A good time was had by all!

The Race for Governor

Governor Tom Corbett’s approval ratings are still, of course, in the toilet.  He’s resorted to showing off endorsements from Canadian farmers.  Oops!  Using stock photos of non-US residents is not a good idea.  It looks lazy.  The race is really being fought in the Democratic Primary.  The most liberal candidate in the race is John Hanger, who used to be the Secretary of the DEP under Governor Ed Rendell.  But he has next to no money and is roughly trolling the bottom of the polls.  I like him.  I like his policies.  But I agree with Jon Geeting over at Keystone Politics.  He should drop out, endorse somebody, and effectively force the other candidates to stake positions on issues important to left-leaning Democratic voters.  Hanger, for example, is very anti-charter school (which is a wonderful thing) and is pro-marijuana legalization.  Nobody else is willing to wade into the latter.  Democratic candidates should.  Legalized marijuana is making big bucks for Colorado.  We jumped on the gambling bandwagon, why not that?

The powerhouses in fundraising are Alyson Schwartz, Tom Wolfe, and Rob McCord.  Schwartz is way ahead of the pack on that front.  McCord has Democratic establishment support.  They are the frontrunners.  But in terms of the combination of viability and politics, I’m a Katie McGinty fan at this point.  Schwartz is a one of those New Democrats who tend to be really pro-corporate, pro-bank, pro-insurance industry.  That doesn’t sit well with me.  Wolfe is extraordinarily wealthy and a self-financer.  His positions, along with McCord’s, a slightly boiler-plate.  McGinty runs to the left of that crowd with positions on education, college affordability and access, and the environment that a lot of Pennsylvanians can get behind.  Despite what appears to be a rightward tilt in the state, there is actually a huge pro-environment wing of the Republican Party.  The pro-fracking corporatists are up against the hunters and those who prize Pennsylvania’s natural beauty.

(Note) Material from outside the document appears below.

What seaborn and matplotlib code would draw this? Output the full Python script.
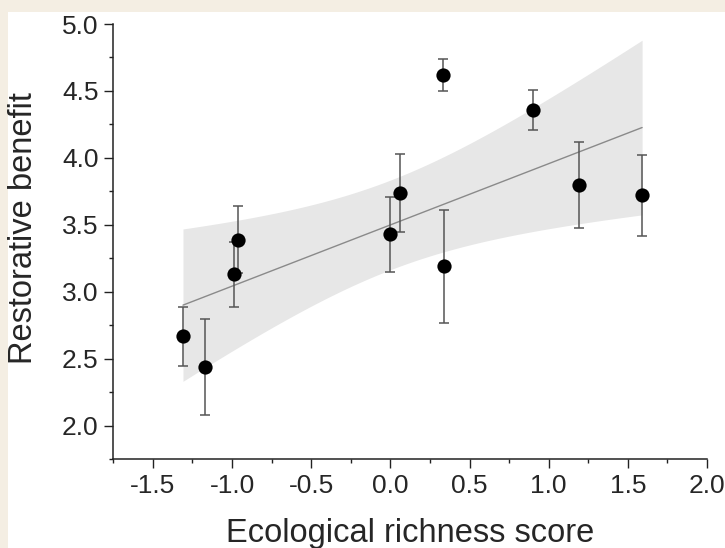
import matplotlib
matplotlib.use("Agg")
import matplotlib.pyplot as plt
from matplotlib.patches import Rectangle
import numpy as np
import pandas as pd
import seaborn as sns

# ============================================================
# Data
# ============================================================
richness = [-1.31, -1.17, -0.99, -0.96, 0.00, 0.06, 0.33, 0.34, 0.90, 1.19, 1.59]
benefit = [2.67, 2.44, 3.13, 3.39, 3.43, 3.74, 4.62, 3.19, 4.36, 3.80, 3.72]
benefit_err = [0.22, 0.36, 0.24, 0.25, 0.28, 0.29, 0.12, 0.42, 0.15, 0.32, 0.30]

x_ticks = [-1.5, -1.0, -0.5, 0.0, 0.5, 1.0, 1.5, 2.0]
y_ticks = [2.0, 2.5, 3.0, 3.5, 4.0, 4.5, 5.0]

df = pd.DataFrame({"richness": richness, "benefit": benefit, "err": benefit_err})

# ============================================================
# Style
# ============================================================
sns.set_style("ticks")
plt.rcParams["font.family"] = ["Liberation Sans", "DejaVu Sans"]

fig = plt.figure(figsize=(7.25, 5.48), dpi=100)
fig.patch.set_facecolor("#f4eee3")
fig.patches.append(Rectangle((8 / 725, 0), 1, (548 - 12) / 548,
                             transform=fig.transFigure, facecolor="white",
                             edgecolor="none", zorder=-10))
ax = fig.add_axes([0.1563, 0.1619, 0.8189, 0.7943])
ax.set_facecolor("white")

# 95% confidence band of the linear fit (t for 9 dof)
xv = df["richness"].to_numpy()
yv = df["benefit"].to_numpy()
slope, icpt = np.polyfit(xv, yv, 1)
resid = yv - (slope * xv + icpt)
n = len(xv)
s = np.sqrt((resid ** 2).sum() / (n - 2))
sxx = ((xv - xv.mean()) ** 2).sum()
grid = np.linspace(xv.min(), xv.max(), 200)
half = 2.262 * s * np.sqrt(1 / n + (grid - xv.mean()) ** 2 / sxx)
fit = slope * grid + icpt
ax.fill_between(grid, fit - half, fit + half, color="#e7e7e7", lw=0, zorder=1)

sns.regplot(data=df, x="richness", y="benefit", ci=None, scatter=False,
            truncate=True, color="#8a8a8a", line_kws={"lw": 1.0, "zorder": 2}, ax=ax)

ax.errorbar(df["richness"], df["benefit"], yerr=df["err"], fmt="none",
            ecolor="#555555", elinewidth=1.1, capsize=3.8, capthick=1.1, zorder=3)
sns.scatterplot(data=df, x="richness", y="benefit", color="black", s=105,
                edgecolor="black", linewidth=0, zorder=4, ax=ax)

ax.set_xlim(-1.75, 2.0)
ax.set_ylim(1.75, 5.0)
ax.set_xticks(x_ticks)
ax.set_yticks(y_ticks)
ax.set_xticks(np.arange(-1.75, 2.01, 0.25), minor=True)
ax.set_yticks(np.arange(1.75, 5.01, 0.25), minor=True)
ax.set_xticklabels([f"{t:.1f}" for t in x_ticks])
ax.set_yticklabels([f"{t:.1f}" for t in y_ticks])

ax.tick_params(which="major", direction="out", length=6.5, width=1.0, labelsize=19,
               color="#222222", pad=4)
ax.tick_params(which="minor", direction="out", length=3.2, width=1.0, color="#222222")
for side in ["top", "right"]:
    ax.spines[side].set_visible(False)
for side in ["left", "bottom"]:
    ax.spines[side].set_linewidth(1.1)
    ax.spines[side].set_color("#222222")

ax.set_xlabel("Ecological richness score", fontsize=23.5)
ax.set_ylabel("Restorative benefit", fontsize=23.5)
ax.xaxis.set_label_coords(0.5, -0.135)
ax.yaxis.set_label_coords(-0.125, 0.532)

plt.savefig("out.png", dpi=100, facecolor=fig.get_facecolor())
plt.close()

And those who don’t like being able to set their tapwater on fire.  My point is that I think she would be electable in the General, moreso than some of the others.  The success of Kathleen Kane, our first Democrat and first elected female Attorney General, also lends credence to the idea that people want more women in politics.  (I’m one of those people.)

I think this only helps McGinty.

I’m not 100% sold on anybody, yet.  More position papers are coming.  I’m sure some dirt will be coming, too. I’m sure you’ll see Hanger drop out, as he should.  The game is still in its early stages.